## Task description
Leave out the pictures and set down exactly the lines from the start of the listing through the one with "depth_ticks = [150, 200, 250, 300, 350]", both included.

________________

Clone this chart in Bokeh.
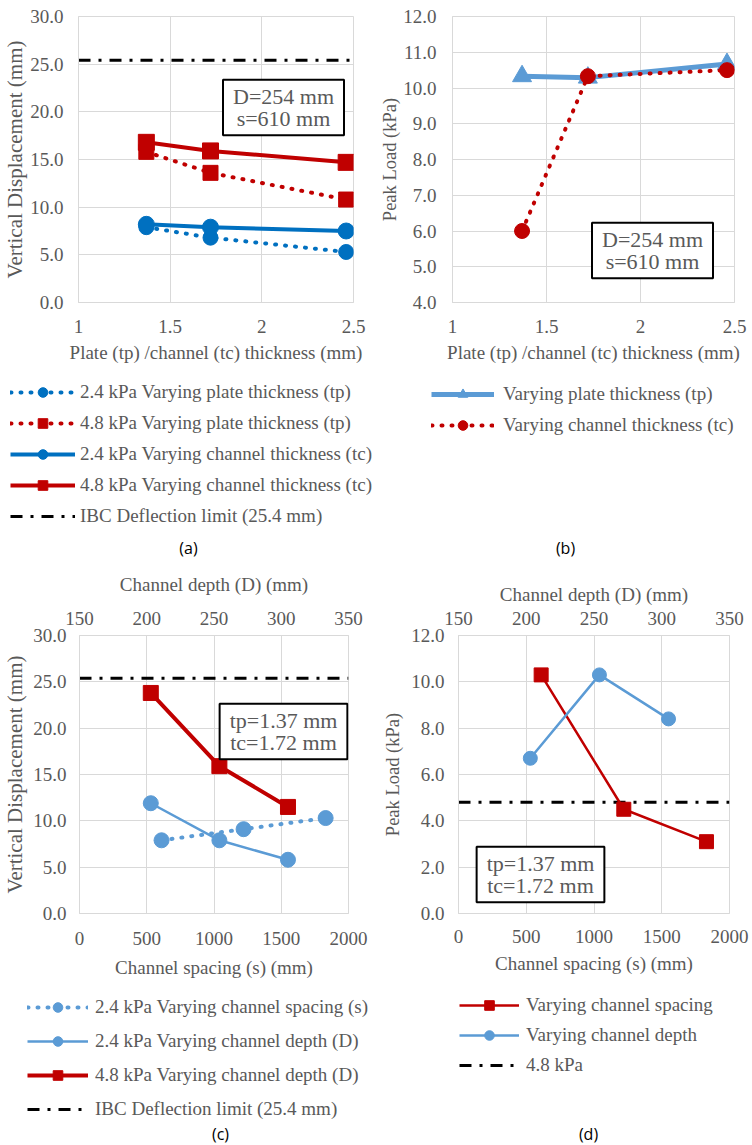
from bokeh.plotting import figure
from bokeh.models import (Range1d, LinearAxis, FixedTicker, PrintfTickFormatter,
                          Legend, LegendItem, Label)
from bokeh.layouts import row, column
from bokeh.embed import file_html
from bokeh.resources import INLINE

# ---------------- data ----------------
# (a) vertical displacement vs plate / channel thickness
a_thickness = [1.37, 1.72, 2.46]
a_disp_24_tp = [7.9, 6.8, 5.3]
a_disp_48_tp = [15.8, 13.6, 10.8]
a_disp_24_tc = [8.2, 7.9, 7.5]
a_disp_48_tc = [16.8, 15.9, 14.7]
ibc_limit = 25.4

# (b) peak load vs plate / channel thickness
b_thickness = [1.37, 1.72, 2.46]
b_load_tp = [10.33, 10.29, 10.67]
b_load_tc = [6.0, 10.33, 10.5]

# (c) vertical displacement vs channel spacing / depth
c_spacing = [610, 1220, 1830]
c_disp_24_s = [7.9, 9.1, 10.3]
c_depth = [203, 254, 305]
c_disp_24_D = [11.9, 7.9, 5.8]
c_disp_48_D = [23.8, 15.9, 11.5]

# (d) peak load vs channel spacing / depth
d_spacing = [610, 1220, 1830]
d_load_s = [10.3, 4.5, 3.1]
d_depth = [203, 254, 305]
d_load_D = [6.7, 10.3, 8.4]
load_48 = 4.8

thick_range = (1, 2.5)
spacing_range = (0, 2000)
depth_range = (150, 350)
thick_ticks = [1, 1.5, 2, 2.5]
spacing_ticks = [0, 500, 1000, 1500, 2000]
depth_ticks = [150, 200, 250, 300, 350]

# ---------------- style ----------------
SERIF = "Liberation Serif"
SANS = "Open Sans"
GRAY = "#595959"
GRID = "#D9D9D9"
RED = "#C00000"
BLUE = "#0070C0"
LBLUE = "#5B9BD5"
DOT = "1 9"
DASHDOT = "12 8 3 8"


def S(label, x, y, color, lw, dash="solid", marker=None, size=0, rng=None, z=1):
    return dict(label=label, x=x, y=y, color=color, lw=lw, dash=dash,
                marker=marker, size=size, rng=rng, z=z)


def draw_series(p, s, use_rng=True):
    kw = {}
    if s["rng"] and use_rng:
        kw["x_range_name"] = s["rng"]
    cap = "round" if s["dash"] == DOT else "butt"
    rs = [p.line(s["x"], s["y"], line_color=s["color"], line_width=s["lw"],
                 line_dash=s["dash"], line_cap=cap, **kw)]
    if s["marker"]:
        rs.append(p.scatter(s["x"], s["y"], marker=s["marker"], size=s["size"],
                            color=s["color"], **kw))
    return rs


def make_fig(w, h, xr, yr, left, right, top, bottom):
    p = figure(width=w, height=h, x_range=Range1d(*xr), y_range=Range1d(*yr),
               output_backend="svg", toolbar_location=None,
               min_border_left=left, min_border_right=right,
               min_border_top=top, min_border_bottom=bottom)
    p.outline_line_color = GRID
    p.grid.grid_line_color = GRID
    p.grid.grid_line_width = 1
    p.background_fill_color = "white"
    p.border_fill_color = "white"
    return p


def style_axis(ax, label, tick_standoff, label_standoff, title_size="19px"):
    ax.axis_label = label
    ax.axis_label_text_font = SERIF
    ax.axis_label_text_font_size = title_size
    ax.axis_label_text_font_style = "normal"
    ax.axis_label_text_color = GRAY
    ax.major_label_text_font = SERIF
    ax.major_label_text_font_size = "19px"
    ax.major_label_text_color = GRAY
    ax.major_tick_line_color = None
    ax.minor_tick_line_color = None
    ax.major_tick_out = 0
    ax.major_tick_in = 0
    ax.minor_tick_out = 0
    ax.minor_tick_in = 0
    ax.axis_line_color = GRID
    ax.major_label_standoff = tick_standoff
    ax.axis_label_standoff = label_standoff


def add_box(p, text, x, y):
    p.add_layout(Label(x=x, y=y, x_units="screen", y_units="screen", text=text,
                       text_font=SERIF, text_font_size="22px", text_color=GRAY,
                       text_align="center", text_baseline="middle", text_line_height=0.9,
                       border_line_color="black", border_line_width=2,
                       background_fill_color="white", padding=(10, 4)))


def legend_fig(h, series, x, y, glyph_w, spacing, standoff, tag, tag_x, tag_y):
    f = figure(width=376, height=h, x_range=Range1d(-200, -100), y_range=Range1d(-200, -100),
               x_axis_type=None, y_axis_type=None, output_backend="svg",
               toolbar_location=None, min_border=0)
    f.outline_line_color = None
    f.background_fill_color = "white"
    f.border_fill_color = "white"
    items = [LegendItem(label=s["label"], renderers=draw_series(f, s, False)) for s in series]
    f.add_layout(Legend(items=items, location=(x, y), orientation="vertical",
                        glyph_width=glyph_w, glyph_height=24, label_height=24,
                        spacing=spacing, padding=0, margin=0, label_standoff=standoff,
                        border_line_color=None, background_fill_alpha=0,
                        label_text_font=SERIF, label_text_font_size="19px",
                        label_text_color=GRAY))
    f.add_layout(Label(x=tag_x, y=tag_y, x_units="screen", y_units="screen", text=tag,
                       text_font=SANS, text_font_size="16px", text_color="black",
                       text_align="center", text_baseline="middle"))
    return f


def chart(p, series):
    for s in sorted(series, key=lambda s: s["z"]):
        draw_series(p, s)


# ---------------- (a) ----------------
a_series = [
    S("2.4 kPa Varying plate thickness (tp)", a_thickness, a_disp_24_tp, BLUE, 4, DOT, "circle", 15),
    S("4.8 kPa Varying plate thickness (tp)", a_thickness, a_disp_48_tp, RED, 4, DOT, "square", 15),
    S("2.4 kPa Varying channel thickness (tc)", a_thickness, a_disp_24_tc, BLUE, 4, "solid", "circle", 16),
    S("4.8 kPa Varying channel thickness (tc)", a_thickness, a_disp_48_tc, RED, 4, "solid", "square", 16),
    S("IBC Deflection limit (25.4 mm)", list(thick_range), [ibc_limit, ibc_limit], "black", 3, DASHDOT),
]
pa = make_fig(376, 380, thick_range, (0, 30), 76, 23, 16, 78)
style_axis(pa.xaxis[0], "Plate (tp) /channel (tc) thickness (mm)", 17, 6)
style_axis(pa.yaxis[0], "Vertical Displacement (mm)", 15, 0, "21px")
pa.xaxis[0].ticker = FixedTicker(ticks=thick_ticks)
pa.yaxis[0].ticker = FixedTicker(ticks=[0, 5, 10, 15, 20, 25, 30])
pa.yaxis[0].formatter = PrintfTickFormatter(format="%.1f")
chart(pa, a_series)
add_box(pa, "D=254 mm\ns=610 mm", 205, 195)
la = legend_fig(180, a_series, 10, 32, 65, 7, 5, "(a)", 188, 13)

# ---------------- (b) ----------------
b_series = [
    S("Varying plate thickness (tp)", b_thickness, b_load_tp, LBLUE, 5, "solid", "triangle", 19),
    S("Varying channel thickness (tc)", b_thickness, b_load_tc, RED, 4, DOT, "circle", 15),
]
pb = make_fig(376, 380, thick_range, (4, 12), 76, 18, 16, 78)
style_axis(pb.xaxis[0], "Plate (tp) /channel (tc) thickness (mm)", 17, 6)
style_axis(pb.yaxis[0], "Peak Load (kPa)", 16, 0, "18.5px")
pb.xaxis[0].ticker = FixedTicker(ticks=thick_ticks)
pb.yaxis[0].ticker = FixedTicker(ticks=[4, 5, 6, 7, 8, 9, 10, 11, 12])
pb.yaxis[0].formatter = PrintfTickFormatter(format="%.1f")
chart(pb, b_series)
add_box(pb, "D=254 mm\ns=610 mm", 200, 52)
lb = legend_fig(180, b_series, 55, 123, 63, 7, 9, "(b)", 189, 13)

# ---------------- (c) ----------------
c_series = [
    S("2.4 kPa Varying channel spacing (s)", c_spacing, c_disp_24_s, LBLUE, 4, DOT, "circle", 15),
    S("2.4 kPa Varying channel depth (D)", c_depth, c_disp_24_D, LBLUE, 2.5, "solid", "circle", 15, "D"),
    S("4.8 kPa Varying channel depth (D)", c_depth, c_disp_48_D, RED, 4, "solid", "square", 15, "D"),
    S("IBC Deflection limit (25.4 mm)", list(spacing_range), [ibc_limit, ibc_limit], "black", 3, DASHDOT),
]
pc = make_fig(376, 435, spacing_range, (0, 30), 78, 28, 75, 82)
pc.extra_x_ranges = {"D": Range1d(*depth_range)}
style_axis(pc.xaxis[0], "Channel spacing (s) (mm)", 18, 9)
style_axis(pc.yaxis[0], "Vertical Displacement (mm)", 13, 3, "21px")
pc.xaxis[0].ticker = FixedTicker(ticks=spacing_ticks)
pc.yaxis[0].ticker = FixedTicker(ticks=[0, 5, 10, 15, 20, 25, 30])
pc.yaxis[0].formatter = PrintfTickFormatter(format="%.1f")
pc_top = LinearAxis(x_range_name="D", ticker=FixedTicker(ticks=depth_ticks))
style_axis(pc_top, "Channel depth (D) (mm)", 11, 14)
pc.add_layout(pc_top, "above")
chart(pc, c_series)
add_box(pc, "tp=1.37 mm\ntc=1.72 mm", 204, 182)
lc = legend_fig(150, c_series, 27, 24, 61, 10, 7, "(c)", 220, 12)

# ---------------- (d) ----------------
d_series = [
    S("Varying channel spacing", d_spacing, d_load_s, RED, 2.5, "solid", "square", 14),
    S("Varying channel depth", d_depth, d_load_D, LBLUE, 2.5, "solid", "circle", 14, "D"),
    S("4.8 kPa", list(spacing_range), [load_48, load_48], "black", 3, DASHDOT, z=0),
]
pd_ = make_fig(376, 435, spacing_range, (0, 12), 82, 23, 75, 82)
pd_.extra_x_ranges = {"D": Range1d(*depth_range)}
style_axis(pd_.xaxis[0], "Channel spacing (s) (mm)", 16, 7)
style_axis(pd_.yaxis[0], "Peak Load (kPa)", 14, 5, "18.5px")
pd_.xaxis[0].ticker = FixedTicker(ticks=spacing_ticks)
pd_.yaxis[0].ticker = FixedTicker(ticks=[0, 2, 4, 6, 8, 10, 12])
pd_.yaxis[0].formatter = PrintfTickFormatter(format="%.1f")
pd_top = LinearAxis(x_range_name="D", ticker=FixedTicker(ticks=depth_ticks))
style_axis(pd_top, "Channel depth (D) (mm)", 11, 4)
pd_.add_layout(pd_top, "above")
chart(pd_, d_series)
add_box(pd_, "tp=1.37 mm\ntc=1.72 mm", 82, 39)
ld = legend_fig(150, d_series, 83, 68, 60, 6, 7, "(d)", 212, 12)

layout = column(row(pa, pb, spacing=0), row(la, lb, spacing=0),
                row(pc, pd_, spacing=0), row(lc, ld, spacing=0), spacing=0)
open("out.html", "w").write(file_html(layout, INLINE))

________________

## Task result
Clone this chart in Bokeh.
from bokeh.plotting import figure
from bokeh.models import (Range1d, LinearAxis, FixedTicker, PrintfTickFormatter,
                          Legend, LegendItem, Label)
from bokeh.layouts import row, column
from bokeh.embed import file_html
from bokeh.resources import INLINE

# ---------------- data ----------------
# (a) vertical displacement vs plate / channel thickness
a_thickness = [1.37, 1.72, 2.46]
a_disp_24_tp = [7.9, 6.8, 5.3]
a_disp_48_tp = [15.8, 13.6, 10.8]
a_disp_24_tc = [8.2, 7.9, 7.5]
a_disp_48_tc = [16.8, 15.9, 14.7]
ibc_limit = 25.4

# (b) peak load vs plate / channel thickness
b_thickness = [1.37, 1.72, 2.46]
b_load_tp = [10.33, 10.29, 10.67]
b_load_tc = [6.0, 10.33, 10.5]

# (c) vertical displacement vs channel spacing / depth
c_spacing = [610, 1220, 1830]
c_disp_24_s = [7.9, 9.1, 10.3]
c_depth = [203, 254, 305]
c_disp_24_D = [11.9, 7.9, 5.8]
c_disp_48_D = [23.8, 15.9, 11.5]

# (d) peak load vs channel spacing / depth
d_spacing = [610, 1220, 1830]
d_load_s = [10.3, 4.5, 3.1]
d_depth = [203, 254, 305]
d_load_D = [6.7, 10.3, 8.4]
load_48 = 4.8

thick_range = (1, 2.5)
spacing_range = (0, 2000)
depth_range = (150, 350)
thick_ticks = [1, 1.5, 2, 2.5]
spacing_ticks = [0, 500, 1000, 1500, 2000]
depth_ticks = [150, 200, 250, 300, 350]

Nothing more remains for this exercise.